Scalability planning should also be explicit. As the business expands into new regions, project types, joint ventures, or service lines, the ERP model should support additional companies, warehouses, project templates, approval matrices, and reporting dimensions without redesigning the core architecture. This is where disciplined Odoo consulting and cloud deployment strategy create long-term value. A scalable construction ERP environment should support growth, acquisitions, and process maturity while preserving standard controls.
Executive guidance: how to evaluate an Odoo implementation partner
Executives selecting an Odoo implementation partner should evaluate more than technical capability. The right partner should demonstrate understanding of construction operating models, project governance, data migration discipline, cloud deployment strategy, change management, and post-go-live stabilization. They should be able to explain what should be standardized, what should be phased, what should not be customized, and how adoption will be measured. They should also be transparent about risks, internal resource requirements, and the trade-offs between speed and control.

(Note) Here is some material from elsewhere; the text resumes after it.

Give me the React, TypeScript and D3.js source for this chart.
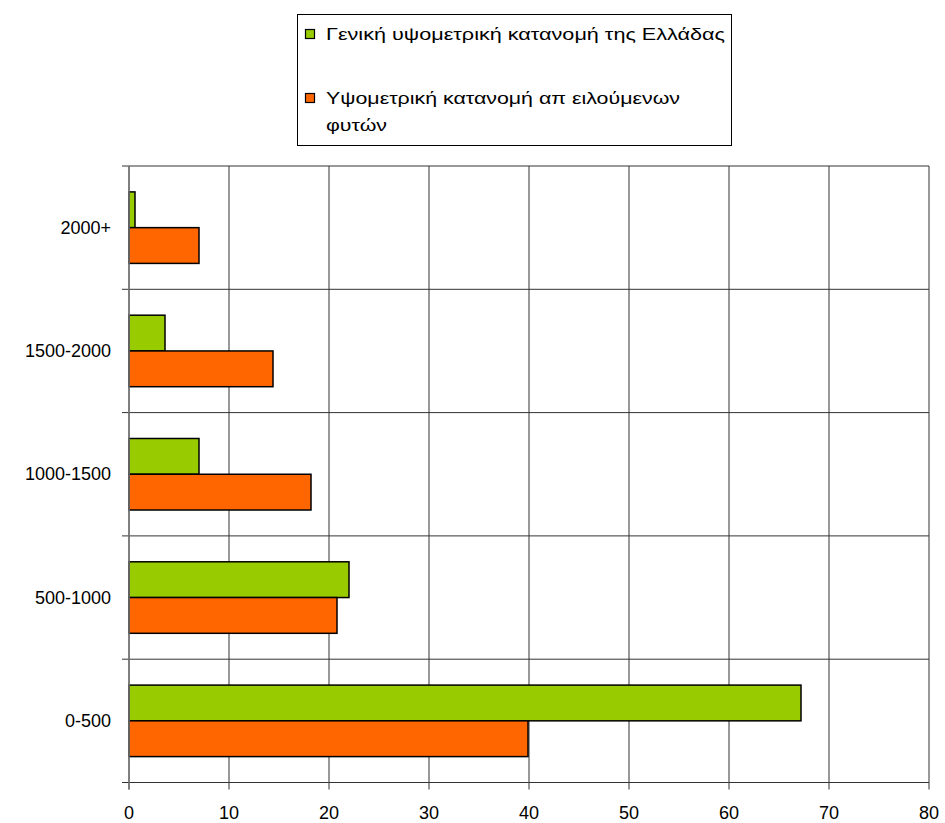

- Ask for a phased implementation methodology aligned to construction processes and project risk
- Require a clear migration strategy covering master data, open transactions, archive policy, and ownership
- Confirm governance structure, escalation paths, and stage-gate controls before project launch
- Assess cloud hosting, security, backup, disaster recovery, and support model suitability for distributed sites
- Review training, hypercare, and continuous improvement plans as part of the implementation scope
For construction firms replacing spreadsheet-driven project operations, ERP implementation is ultimately a management control decision. Odoo can provide the integrated platform, but value is realized only when process design, governance, migration, training, and deployment are executed with discipline. SysGenPro positions Odoo implementation services around that principle: practical transformation, controlled rollout, and an ERP foundation that supports project delivery, financial visibility, and scalable digital transformation.